The meeting focused on seven “Bridges to Peace” community initiatives namely: reconciliation and prayer forums; education policy reform; community engagement forums; community service and compassion outreaches; personal, marriage and family development; engagement with the criminal justice system; and economic development strategies.
“Underserved communities and minorities needed to see that when our blood runs down the street that the church, not the Latino church, not the black church, I hate those terms anyway, but the blood-washed church … gathering strength together and come and sit down and hear and listen and talk,” said Jakes.
“The media for too long has pitted us against each other, divided us for the ratings it could create by the conflict.
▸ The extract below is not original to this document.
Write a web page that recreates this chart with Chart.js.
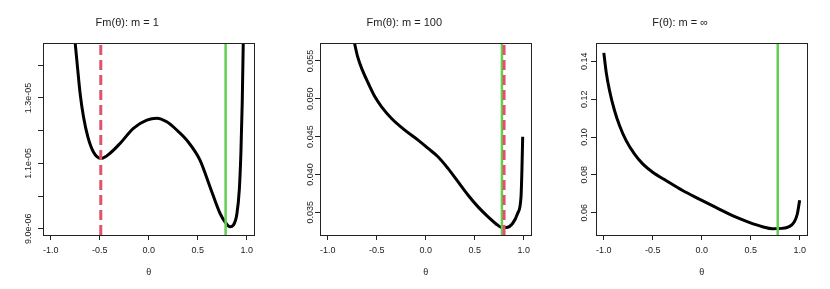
<!DOCTYPE html>
<html>
<head>
<meta charset="utf-8">
<script src="https://cdn.jsdelivr.net/npm/chart.js@4"></script>
<style>
  body { margin: 0; background: #fff; width: 830px; height: 289px; position: relative; overflow: hidden; }
  canvas { position: absolute; top: 0; }
</style>
</head>
<body>
<canvas id="c1" width="277" height="289" style="left:0px"></canvas>
<canvas id="c2" width="277" height="289" style="left:277px"></canvas>
<canvas id="c3" width="277" height="289" style="left:553px"></canvas>
<script>
// shared x axis
const xTicks = [-1, -0.5, 0, 0.5, 1];
const xTickLabels = ['-1.0', '-0.5', '0.0', '0.5', '1.0'];

// panel 1: Fm(theta), m = 1
const theta1 = [-0.76, -0.728, -0.701, -0.667, -0.622, -0.565, -0.487, -0.395, -0.293, -0.157, -0.020, 0.082, 0.184, 0.286, 0.388, 0.523, 0.626, 0.728, 0.779, 0.830, 0.864, 0.900, 0.925, 0.942, 0.955, 0.970];
const fm1 = [14.95e-6, 13.95e-6, 13.14e-6, 12.43e-6, 11.81e-6, 11.35e-6, 11.15e-6, 11.31e-6, 11.61e-6, 12.07e-6, 12.32e-6, 12.38e-6, 12.27e-6, 12.02e-6, 11.71e-6, 11.10e-6, 10.28e-6, 9.47e-6, 9.21e-6, 9.06e-6, 9.11e-6, 9.45e-6, 10.2e-6, 11.4e-6, 12.9e-6, 15.6e-6];
const yTicks1 = [9e-6, 10e-6, 11e-6, 12e-6, 13e-6, 14e-6];
const yTickLabels1 = ['9.0e-06', '', '1.1e-05', '', '1.3e-05', ''];

// panel 2: Fm(theta), m = 100
const theta2 = [-0.735, -0.695, -0.647, -0.586, -0.519, -0.451, -0.349, -0.214, -0.078, 0.024, 0.125, 0.227, 0.329, 0.431, 0.532, 0.634, 0.719, 0.769, 0.820, 0.888, 0.939, 0.973, 0.982, 0.990];
const fm2 = [0.0578, 0.05553, 0.05378, 0.05202, 0.05026, 0.04894, 0.04740, 0.04586, 0.04454, 0.04344, 0.04234, 0.04080, 0.03905, 0.03729, 0.03575, 0.03443, 0.03346, 0.03302, 0.03298, 0.03355, 0.03487, 0.03707, 0.0405, 0.04498];
const yTicks2 = [0.035, 0.040, 0.045, 0.050, 0.055];
const yTickLabels2 = ['0.035', '0.040', '0.045', '0.050', '0.055'];

// panel 3: F(theta), m = infinity
const theta3 = [-1.0, -0.976, -0.942, -0.891, -0.840, -0.772, -0.688, -0.603, -0.501, -0.365, -0.195, -0.025, 0.144, 0.314, 0.484, 0.620, 0.722, 0.823, 0.891, 0.942, 0.976, 1.0];
const f3 = [0.1445, 0.1343, 0.1246, 0.1140, 0.1061, 0.0981, 0.0911, 0.0858, 0.0814, 0.0770, 0.0717, 0.0672, 0.0628, 0.0584, 0.0549, 0.0526, 0.0515, 0.0517, 0.0526, 0.0549, 0.0593, 0.0666];
const yTicks3 = [0.06, 0.08, 0.10, 0.12, 0.14];
const yTickLabels3 = ['0.06', '0.08', '0.10', '0.12', '0.14'];

// vertical reference lines
const greenTheta = [0.785, 0.778, 0.776];
const redTheta = [-0.49, 0.80, null];

const TICK_FONT = { family: '"Liberation Sans", Arial, sans-serif', size: 9 };
const TEXT = '#222';

function measure(labels) {
    const ctx = document.createElement('canvas').getContext('2d');
    ctx.font = '9px "Liberation Sans", Arial, sans-serif';
    return Math.max(...labels.map(l => ctx.measureText(l).width));
}

const boxPlugin = {
    id: 'box',
    afterDatasetsDraw(chart) {
        const a = chart.chartArea;
        const c = chart.ctx;
        c.save();
        c.strokeStyle = TEXT;
        c.lineWidth = 1;
        c.strokeRect(Math.round(a.left) + 0.5, Math.round(a.top) + 0.5, Math.round(a.right) - Math.round(a.left) - 1, Math.round(a.bottom) - Math.round(a.top));
        c.restore();
    }
};

function makePanel(id, title, theta, vals, yMin, yMax, yTicks, yLabels, green, red, labelGap) {
    const pts = theta.map((t, i) => ({ x: t, y: vals[i] }));
    const datasets = [];
    if (red !== null) {
        datasets.push({
            data: [{ x: red, y: yMin }, { x: red, y: yMax }],
            borderColor: '#DF536B', borderWidth: 3, borderDash: [10, 5],
            pointRadius: 0, clip: 0, order: 0
        });
    }
    datasets.push({
        data: [{ x: green, y: yMin }, { x: green, y: yMax }],
        borderColor: '#61D04F', borderWidth: 2.5,
        pointRadius: 0, clip: 0, order: 1
    });
    datasets.push({
        data: pts,
        borderColor: '#000', borderWidth: 3,
        cubicInterpolationMode: 'monotone',
        pointRadius: 0, clip: 0, order: 2
    });

    const tickLen = 5;
    const widest = measure(yLabels);

    return new Chart(document.getElementById(id), {
        type: 'line',
        data: { datasets },
        plugins: [boxPlugin],
        options: {
            responsive: false,
            animation: false,
            layout: { padding: { left: 0, right: 22.5, top: 0, bottom: 0 } },
            plugins: {
                legend: { display: false },
                tooltip: { enabled: false },
                title: {
                    display: true, text: title, color: TEXT,
                    font: { family: '"Liberation Sans", Arial, sans-serif', size: 11, weight: 'normal' },
                    padding: { top: 16, bottom: 13.8 }
                }
            },
            scales: {
                x: {
                    type: 'linear', min: -1.08, max: 1.08,
                    afterBuildTicks: s => { s.ticks = xTicks.map(v => ({ value: v })); },
                    afterFit: s => { s.height = 54; },
                    grid: { drawOnChartArea: false, drawTicks: true, tickLength: tickLen, color: TEXT },
                    border: { display: false },
                    ticks: {
                        color: TEXT, font: TICK_FONT, padding: 5, maxRotation: 0, autoSkip: false,
                        callback: (v, i) => xTickLabels[i]
                    },
                    title: {
                        display: true, text: 'θ', color: TEXT,
                        font: { family: '"Liberation Sans", Arial, sans-serif', size: 9 },
                        padding: { top: 11, bottom: 11 }
                    }
                },
                y: {
                    type: 'linear', min: yMin, max: yMax,
                    afterBuildTicks: s => { s.ticks = yTicks.map(v => ({ value: v })); },
                    afterFit: s => { s.width = 43; },
                    grid: { drawOnChartArea: false, drawTicks: true, tickLength: tickLen, color: TEXT },
                    border: { display: false },
                    ticks: {
                        color: TEXT, font: TICK_FONT, autoSkip: false,
                        minRotation: 90, maxRotation: 90, crossAlign: 'center',
                        padding: labelGap - tickLen - widest / 2,
                        callback: (v, i) => yLabels[i]
                    }
                }
            }
        }
    });
}

makePanel('c1', 'Fm(θ): m = 1', theta1, fm1, 8.81e-6, 1.468e-5, yTicks1, yTickLabels1, greenTheta[0], redTheta[0], 14);
makePanel('c2', 'Fm(θ): m = 100', theta2, fm2, 0.0320, 0.05737, yTicks2, yTickLabels2, greenTheta[1], redTheta[1], 9.6);
makePanel('c3', 'F(θ): m = ∞', theta3, f3, 0.0482, 0.1497, yTicks3, yTickLabels3, greenTheta[2], redTheta[2], 11);
</script>
</body>
</html>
Appealing to our deepest fears and our greatest woes, and I hated that people I knew casually would learn about my people through the news rather than to walk across the street and have a sandwich,” said Jakes.
“But I serve notice on all the forces of hell. Today we walked across the street and we sat down together and we had a conversation that I have never heard before. And every blood-washed born-again spirit-filled child of the King ought to be happy in Jesus tonight. They ought to be shouting for victory tonight,” said Jakes.
“You see, I believe that the church could not answer the call to reconcile the world until the church reconciled itself but there is hope in the city tonight, there is joy in the city tonight, there is peace in the city tonight. I want the church to at least be as good as the paramedics are. When the paramedics come, they come without regard to color or culture or language or ethnicity,” he said.
Jim Garlow, of Skyline Church in San Diego, California, testified that when he got the invitation to attend the summit the Lord told him to be “silent.”
“You don’t have any knowledge about what you’re about to hear,” he said God told him. “Don’t you talk, you listen. All of us had microphones in front of us. In the meeting all day today, I never touched it because the Holy Spirit said: ‘You be silent. You’ve come to learn. You don’t know about what you’re hearing, you listen and you learn from them. That’s why I came, I didn’t know I was going to be on a microphone tonight at that point. I had no idea, especially standing in front of Bishop T.D. Jakes, the fourth member of the Trinity,” he quipped as the audience erupted with laughter.
But it was what he said and did shortly after making that statement that became somewhat of a highlight of the night.
“Bishop Jakes made a statement today. When he said it, I can’t describe how it shook me. He said all these years, I’ve gone, every time pastors call — he was referring to white pastors, when they call I go, when they say come let’s gather, I go. I always go. We go, we go, we go. But he said, not ’til this day.’ He said, ‘I’m 57 years of age,’ and he said, ‘not ’til this day, have I seen a gathering of white pastors coming to us on this day,'” Garlow recalled.
“And I want to say … Bishop, I want to say to you, we repent of that. I was shocked by that. That’s a scandal that should not be permitted to go on, and I want to publicly ask your forgiveness on behalf of people like me — that we did not come to you, you had to wait until this day, this is too long to wait, but we are here, thank you sir,” he ended. He then went over to Bishop Jakes and both men embraced in forgiveness.